Ну и пусть себе молчит. По моему лицу сестра поняла, что сказанного недостаточно.
– Заметное улучшение, но не полное, – попыталась она объяснить. – Раньше затруднительно было, теперь можно сказать определеннее. Движения восстановились, но ходить все-таки не может… Мы уж тут ломали голову с господином подполковником, как дальше быть, он каждый день приходит.

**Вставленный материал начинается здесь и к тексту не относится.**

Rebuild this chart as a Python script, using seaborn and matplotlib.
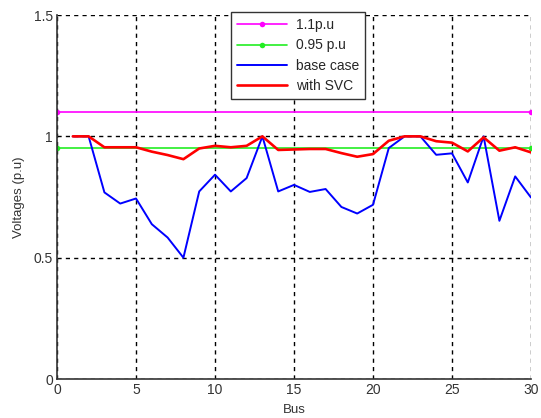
import matplotlib
matplotlib.use('Agg')
import matplotlib.pyplot as plt
import seaborn as sns
import pandas as pd

# bus voltage profile
bus = list(range(1, 31))
base_case = [1.0, 1.0, 0.769, 0.723, 0.744, 0.638, 0.583, 0.50, 0.773, 0.842,
             0.773, 0.828, 1.0, 0.773, 0.80, 0.771, 0.783, 0.709, 0.682, 0.718,
             0.952, 1.0, 1.0, 0.924, 0.93, 0.81, 1.0, 0.652, 0.835, 0.748]
with_svc = [1.0, 1.0, 0.955, 0.955, 0.955, 0.937, 0.923, 0.906, 0.95, 0.961,
            0.955, 0.961, 1.0, 0.944, 0.946, 0.948, 0.948, 0.931, 0.916, 0.927,
            0.982, 1.0, 1.0, 0.98, 0.974, 0.938, 0.996, 0.941, 0.955, 0.934]
limit_x = [0, 30]
upper_limit = [1.1, 1.1]
lower_limit = [0.95, 0.95]

sns.set_style('white')
plt.rcParams['font.family'] = ['Liberation Sans', 'DejaVu Sans']

fig = plt.figure(figsize=(5.41, 4.18), dpi=100)
ax = fig.add_axes([0.1054, 0.0933, 0.8761, 0.8707])

lim = pd.DataFrame({'bus': limit_x, 'up': upper_limit, 'low': lower_limit})
prof = pd.DataFrame({'bus': bus, 'base': base_case, 'svc': with_svc})

sns.lineplot(data=lim, x='bus', y='up', ax=ax, color='#ff00ff', lw=1.2,
             marker='.', markersize=8, markeredgewidth=0, label='1.1p.u')
sns.lineplot(data=lim, x='bus', y='low', ax=ax, color='#22ee22', lw=1.2,
             marker='.', markersize=8, markeredgewidth=0, label='0.95 p.u')
sns.lineplot(data=prof, x='bus', y='base', ax=ax, color='#0000ff', lw=1.4,
             label='base case')
sns.lineplot(data=prof, x='bus', y='svc', ax=ax, color='#ff0000', lw=1.9,
             label='with SVC')

ax.set_xlim(0, 30)
ax.set_ylim(0, 1.5)
ax.set_xticks([0, 5, 10, 15, 20, 25, 30])
ax.set_yticks([0, 0.5, 1, 1.5])
ax.set_yticklabels(['0', '0.5', '1', '1.5'])
ax.grid(True, color='black', linestyle=(0, (3, 3)), linewidth=1.0)
ax.set_axisbelow(True)
for s in ['top', 'right']:
    ax.spines[s].set_visible(False)
for s in ['left', 'bottom']:
    ax.spines[s].set_color('#333333')
    ax.spines[s].set_linewidth(1.2)
ax.tick_params(labelsize=10, colors='#333333', length=0, pad=3)
ax.set_xlabel('Bus', fontsize=9.5, color='#333333', labelpad=5)
ax.set_ylabel('Voltages (p.u)', fontsize=9.5, color='#333333', labelpad=6)

leg = ax.legend(loc='upper left', bbox_to_anchor=(231 / 541, 1 - 12 / 418),
                bbox_transform=fig.transFigure, fontsize=10, frameon=True,
                fancybox=False, edgecolor='#333333', framealpha=1,
                handlelength=3.6, borderpad=0.45, labelspacing=0.45,
                borderaxespad=0, handletextpad=0.6)
leg.get_frame().set_linewidth(1.0)

fig.savefig('out.png', dpi=100)
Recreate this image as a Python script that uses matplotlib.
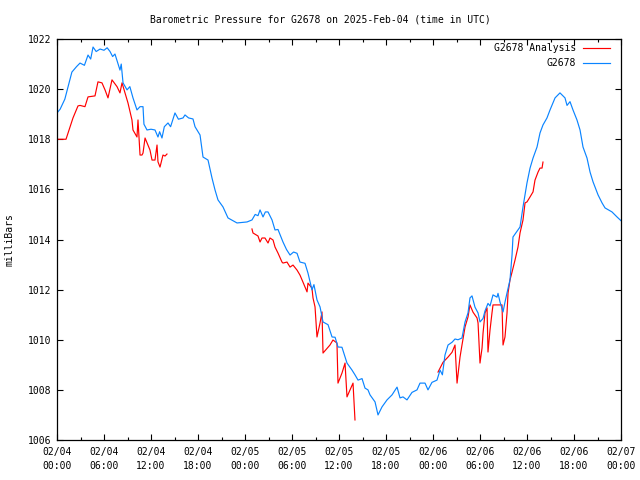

Ну, если «господин подполковник» ходит каждый день, мне здесь тем более делать нечего. Может и свой полицейский оркестр привести, а то и пионеров. Мои заботы тут ни к чему. Улица ее и кормежкой обеспечит, и сплетнями, а подполковник придаст самоуверенности. Не нужна так не нужна, и что я предлагаюсь без конца?
– Хорошо бы, если б вы…
Сестра заколебалась. Я догадывалась, о чем она: о мере моей самоотверженности. О том, чтобы все проглатывать, не обижаясь ни на что, ни на какие прихоти и несправедливые выходки, потому что Эмеренц останется полупарализованной… а может, даже и не протянет долго. Ах, будет вам! Не протянет… Жить будет да поживать – и совершенно нечего мне так беспокоиться о ней!.. Сейчас, печатая эти строки, не могу отделаться от мысли, что именно тогда, во второй и последний раз, окончательно предрешила я ее судьбу, навсегда выпустила ее руку из своей.
– Во всяком случае, позвоню вам, если какая нужда…
Ах, да не будет никакой нужды, можете себя не утруждать. Не понадобится тут ни моя практическая помощь, ни душевное участие. Я приплелась домой: муж никак не откликнулся на мой рассказ обо всем увиденном. Долго молчал и наконец вздохнул:
– Бедная Эмеренц!
Вот тебе раз. Совсем не то ожидала я услышать. «Бедная Эмеренц»?.. В ту минуту была я очень близка к тому, чтобы согласиться с нашим пастором, которого столько раз укоряла за предвзятое мнение о ней.
– Ты иногда бываешь поразительно несправедлива, – продолжал муж. – Как же ты не можешь понять простых вещей? Вся улица понимает, и подполковник тоже. Ведь совершенно же ясно из твоего рассказа.
Что – ясно? Я смотрела на него, как, бывало, Виола на меня, силясь уразуметь непонятный с первого раза, недостаточно точный и четкий приказ. Что я еще такого сделала после того злополучного дня?.. Все мое существование с тех пор – непрестанные угрызения совести, ни минуты покоя. И во время награждения, и потом, на вечернем приеме не отпускала внутренняя дрожь; а уж Афины – это настоящий ад. Гложущие мысли обступали, точно волки, убежать удавалось только в сон.